If you can describe it, they can see it: Cross-Modal Learning of Visual Concepts from Textual Descriptions
Carlo Alberto Barbano, Luca Molinaro, Massimiliano Ciranni, Emanuele Aiello, Vito Paolo Pastore, Marco Grangetto
TL;DR
This work tackles teaching pre-trained Vision-Language Models new visual concepts using only textual descriptions, without relying on real images or external generative models. The proposed Knowledge Transfer framework synthesizes target visuals via model inversion and fine-tunes the visual encoder with image–text contrastive learning, enabling robust cross-modal alignment for novel concepts and improved zero-shot downstream tasks.
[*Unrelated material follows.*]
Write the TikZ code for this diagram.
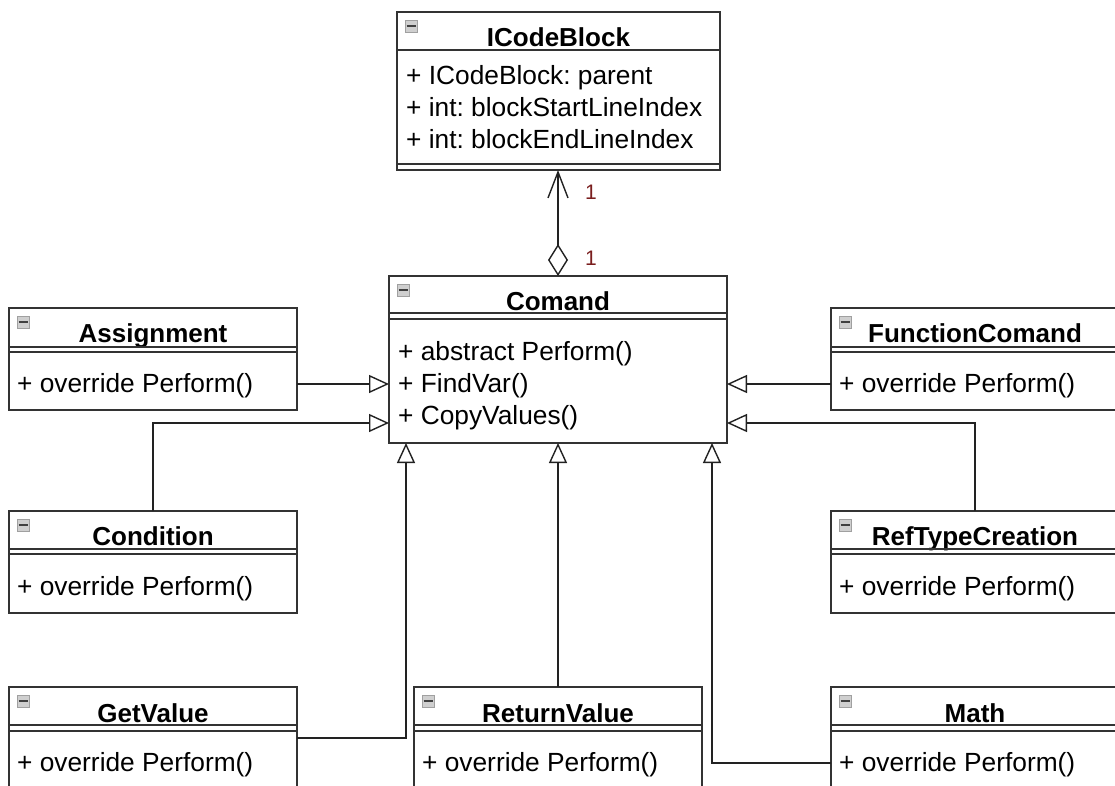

KT demonstrates strong gains across natural and medical domains in classification, segmentation, retrieval, and captioning, while preserving prior capabilities and showing potential for out-of-domain generalization. The approach offers a data-efficient, model-internal path to rapid concept expansion with practical appeal for data-scarce applications like medical imaging and beyond.
Abstract
Humans can visualize new and unknown concepts from their natural language description, based on their experience and previous knowledge. Insipired by this, we present a way to extend this ability to Vision-Language Models (VLMs), teaching them novel concepts by only using a textual description. We refer to this approach as Knowledge Transfer (KT). Our hypothesis is that the knowledge of a pre-trained VLM can be re-used to represent previously unknown concepts. Provided with a textual description of the novel concept, KT works by aligning relevant features of the visual encoder, obtained through model inversion, to its text representation. Differently from approaches relying on visual examples or external generative models, KT transfers knowledge within the same VLM by injecting visual knowledge directly from the text. Through an extensive evaluation on several VLM tasks, including classification, segmentation, image-text retrieval, and captioning, we show that: 1) KT can efficiently introduce new visual concepts from a single textual description; 2) the same principle can be used to refine the representation of existing concepts; and 3) KT significantly improves the performance of zero-shot VLMs.